SDP computes asset allocations in reverse time order by starting at the final year, and then working back to the initial year. For the final year, and for each given portfolio size, computing the asset allocation is simple. SDP tries each asset allocation possibility, performs a set of single time step simulations corresponding to the annual return historical record or the projected returns distribution, computes the portfolio success probability, and decides on the best asset allocation for maximizing success. Then SDP moves back to the prior year. Again for each given portfolio size, and for each asset allocation possibility, SDP performs a set of single time step simulations, but this time SDP uses the resulting portfolio sizes from these single time step simulations to look up the portfolio success probabilities associated with future times. SDP then combines these success probabilities and picks the best asset allocation. In this way SDP builds up the asset allocation and success probability working backward for every age and every portfolio size.

It is computationally intractable to pre-compute the asset allocations and success probabilities associated with all portfolio sizes. Instead we bucketize portfolio size, computing the results just once for all portfolio sizes lying within a given bucket.

To make our description more concrete suppose that we know the asset allocations and success probabilities for all bucketized portfolio sizes for age 50, and we are currently computing the asset allocation and success probability for age 49, portfolio size $100,000. For each asset allocation possibility, such as 35/65 stocks/bonds, we perform a set of single time set simulations based on the historical record. For instance in one year the (stock, bond) returns might have been (+22%, -3%) and in another (-15%, -8%) giving overall returns for the asset allocation being considered of 5.75% and -10.45%. If we are currently saving $5,000 per year towards retirement, this results in final portfolio sizes for age 49 of $110,750 and $94,550 respectively. Using these portfolio sizes we retrieve the bucketized success probabilities for age 50 of, say, 99.3% and 98.4%. We combine these two success probabilities along with the success probabilities of all the other returns values in the historical record. This gives us the success probability for 35/65. We repeat for all the other asset allocation choices, and pick the best asset allocation.
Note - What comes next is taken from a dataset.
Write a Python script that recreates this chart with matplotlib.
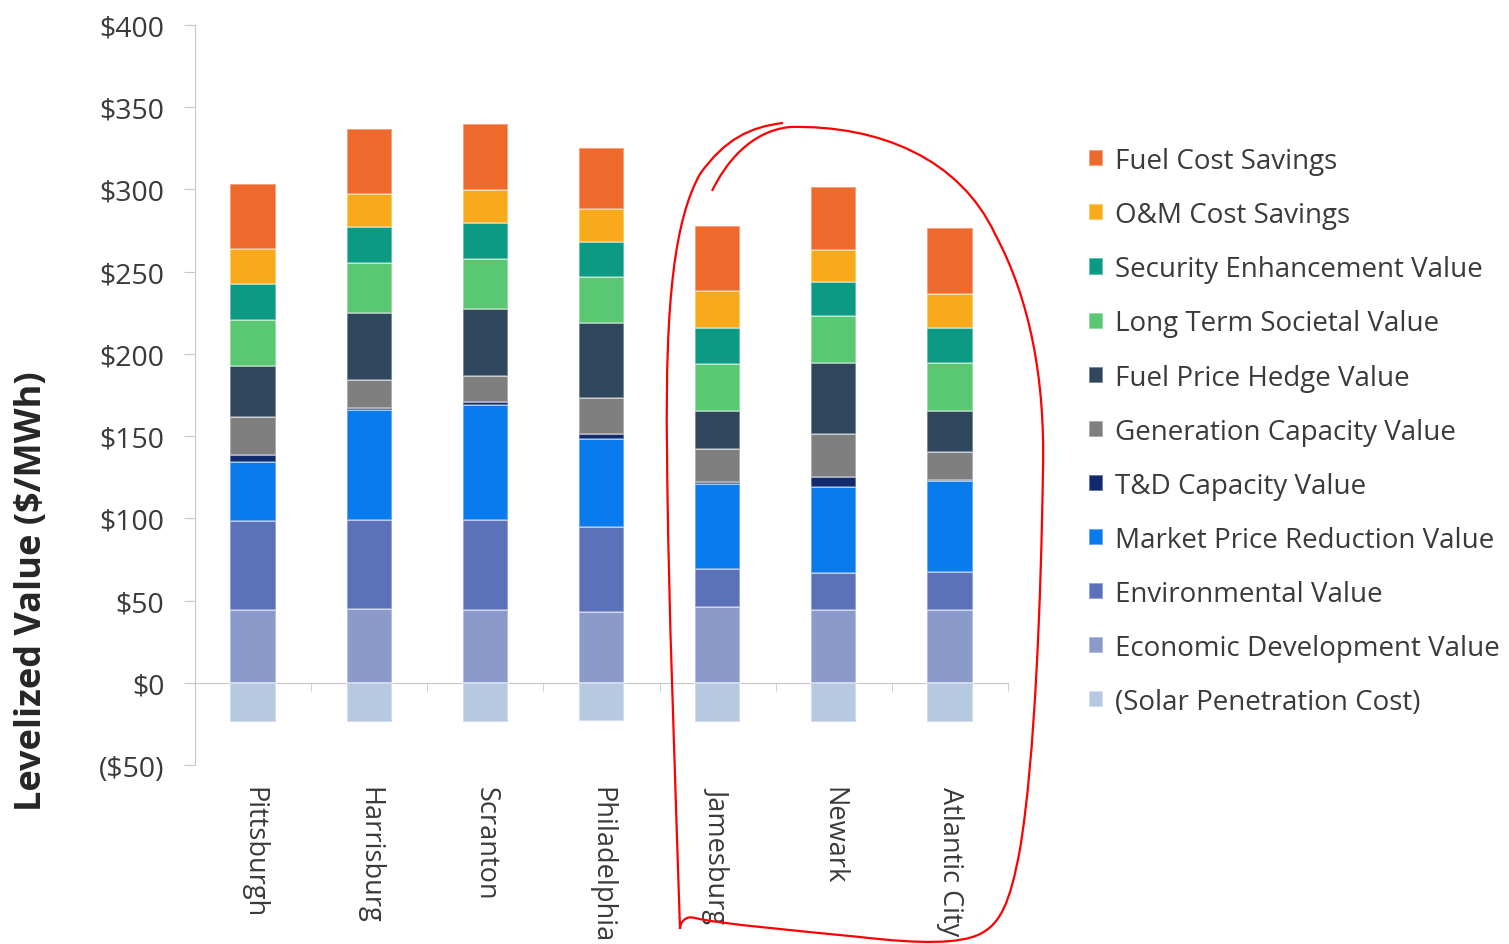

We then repeat for all the other portfolio sizes other than $100,000, and finally we move back to computing the asset allocations and success probabilities for age 48.
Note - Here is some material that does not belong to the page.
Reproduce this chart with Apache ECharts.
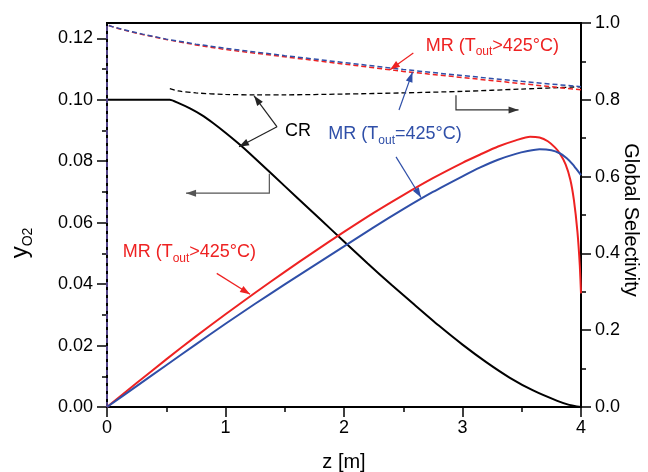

When combining success values using SDP you have the flexibility of using an arbitrary function of the current age and portfolio size added to the probability weighted sum of that same function for the immediately succeeding portfolio size possibilities.

Setting that arbitrary function to 1 in the year insolvency first occurs (portfolio size is positive but less than withdrawal amount) and 0 otherwise will optimize for probability of success/failure.
Setting that arbitrary function to 1 whenever portfolio size is zero/negative will optimize for magnitude of failure (where magnitude of failure means the number of years spent insolvent).
Weighting that arbitrary function by the actuarial probability of being alive at that age will optimize for that function over an actuarial variable number of years rather than a fixed, say, 30 year period.
Setting that arbitrary function proportional to the unconditional probability of dying multiplied by the portfolio size plus any of the earlier examples will include placing a value on leaving an inheritance in the optimization.

SDP slows down when analyzing more than 3-4 asset classes as a combinatorial explosion of different asset allocation possibilities need to be evaluated at each age and portfolio size. Fortunatley, SDP can be combined with MVO by using the output points on the efficient frontier of MVO as the input asset allocation possibilities to be considered by SDP. This best of both worlds approach gives the speed of MVO and the multi-period benefits of SDP.

The resulting asset allocation can be mathematically proven to be the optimal asset allocation when rebalancing is performed annually and assuming market returns have a similar probability distribution to the past and are both normally distributed and independent over time. Let's dig in to these assumptions.

Market returns have a similar probability distribution to the past. The past is all we have to go on to make future predictions. It is far from perfect though. Because of this it makes sense to allow the return on equities and bonds to be adjusted to match people's perceptions of the future. In particular the return on equities which has historically been around 6.5% real per year geometric mean, is suspected by some to be closer to 5% going forward. Strictly speaking, SDP permits the returns distribution to vary as a function of time, but this is of little use because how it will vary is unknown.
Market returns are normally distributed. This is a requirement of MVO, not SDP. Experiments where SDP is performed on the full range of asset allocation choices without using MVO to whittle down the field show SDP utilizes almost identical asset allocation choices to those on the MVO efficient frontier and that the normally distributed returns assumption has little impact on the resulting portfolio performance.
Market returns are independent over time. For equities this is a good first approximation, but it ignores phenomena known as volatility predictability, momentum, and reversion to the mean. For cash, the assumption is manifestly false, but the variance of real returns on cash is small.

So, while the asset allocation produced using SDP with MVO is good, it isn't perfect.